Aluminum RF Transciever

We also noticed that our matching capacitance was much too high. The TeachSpin system had a static matching capacitor of approximately 900 pF, with variable capacitors equaling 330 pF. Knowing that our system was similar to the TeachSpin (and that it was the TeachSpin we were trying to emulate) we lowered our static matching capacitor from nanofarads to picofarads, and began to see better peak-peak voltages. This went against our python program, and against our working theory. On possible explanation is that the resistance in reality is larger than the calculated resistance of the copper wire. This is exemplified below in the resonance curves, the first has a large matching capacitance and the second has a lower one. The third curve was taken with an Analog Discovery 2 System Analyzer using the SpinCore RF processor to generate a fake signal (rather than the TeachSpin synthesizer and an oscilloscope). This fake signal consisted of a 5 Vpp pulse that was 25 μs long and repeated every 50 μs. The last curve was generated using the same setup, except we used the TeachSpin magnet and RF tank circuit instead of our own.

Aluminum Resonance Curve with Large Matching Capacitance

Aluminum Resonance Curve with Small Matching Capacitance

Aluminum Transceiver Fake Signal Sensing

TeachSpin Fake Signal Sensing

NOTE: The final two curves are not resonance curves, they are the amplitude of the fake signal at the tuned frequency is being detected. (To get a resonance curve, one would need to change the frequency of the fake signal and plot the amplitude of the response curve relative to the change in frequency.)

We tried using the TeachSpin receiver to measure the response to a fake signal generated by the SpinCore RF processor, but kept on getting very noisy signal with a large baseline and barely visible pulse. We hypothesize that this bad data was due to the receiver on the TeachSpin `subtracting out’ the RF frequency before output. The SpinCore RF processor is not synced with the TeachSpin so this subtraction process would not be very successful. However, the fact that our tank circuit’s sensitivity is comparable to the TeachSpin’s is notable.
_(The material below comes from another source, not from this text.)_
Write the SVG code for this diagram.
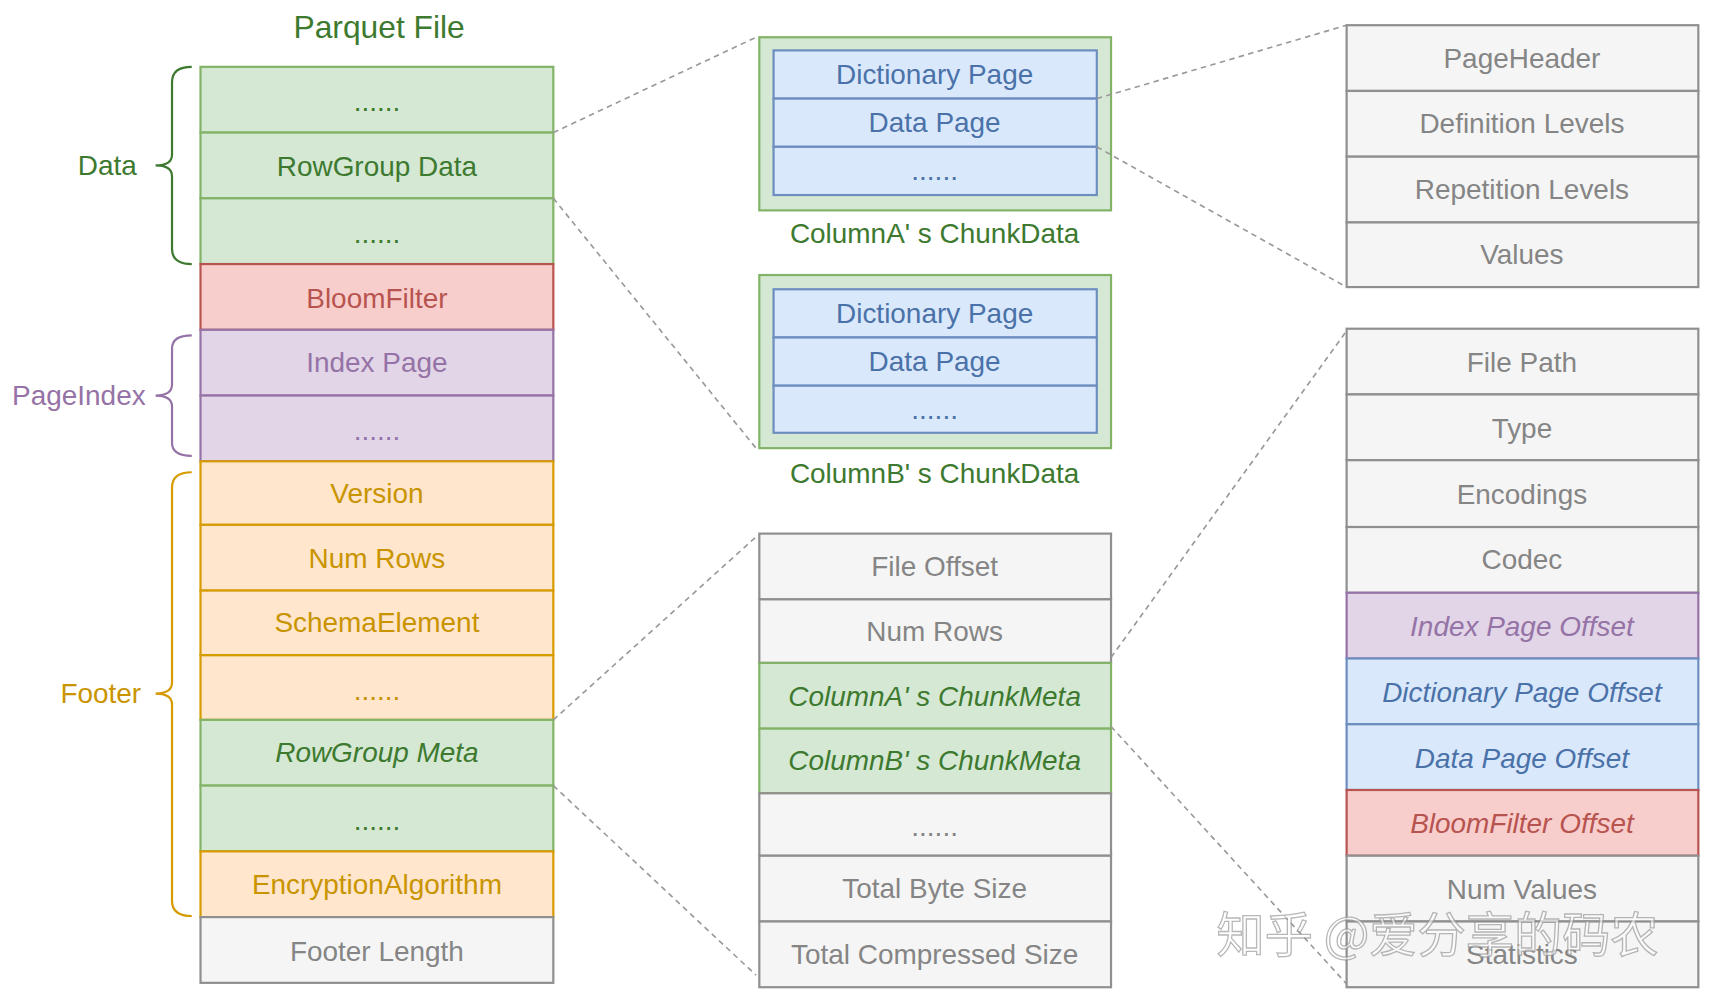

Before we began to use the Analog Discovery system, we were still seeing the same noise that we noticed with our 3D-printed version. In another attempt to lessen this noise, we crafted some rudimentary shielding to encompass our system. Importantly, we also had to ground the actually body of our enclosure, and, when connected to the shielding system, this allowed our shield to become grounded as well. Without grounding, our shield wouldn’t give us much noise reduction. As in all things with this project, our goal was to match or surpass the TeachSpin system. Surprisingly, our shielding (shown below surpasses the TeachSpin system ever so slightly in its ability to reduce noise.

Shielded RF Transciever

The big, end goal of this summer was to get some sort of signal from our system. Unfortunately, we were unable to achieve this goal. However, the sheer amount of progress we were able to make in other areas more than makes up for this. We have several designs for new circuit enclosures. Said designs are consistent and reproducible, with implementations for ease of access, such as adding banana clips to the inductor coil and using a snap connector for the static matching capacitors. We made real progress with figuring out how to use both the RF Processor and Analog Discovery System Analyzer. Used in conjunction with each other, we are well on our way to acquiring signal not dissimilar from the TeachSpin System.

One of the things we’re looking forward to working on next summer is obtaining a directional coupler to further our utilization of our RF Processor and Analog Discovery Analyzer. We will also be building a transmit/receive circuit so that we can use our magnet, RF probe, and the RF processor to be completely independent of the TeachSpin system.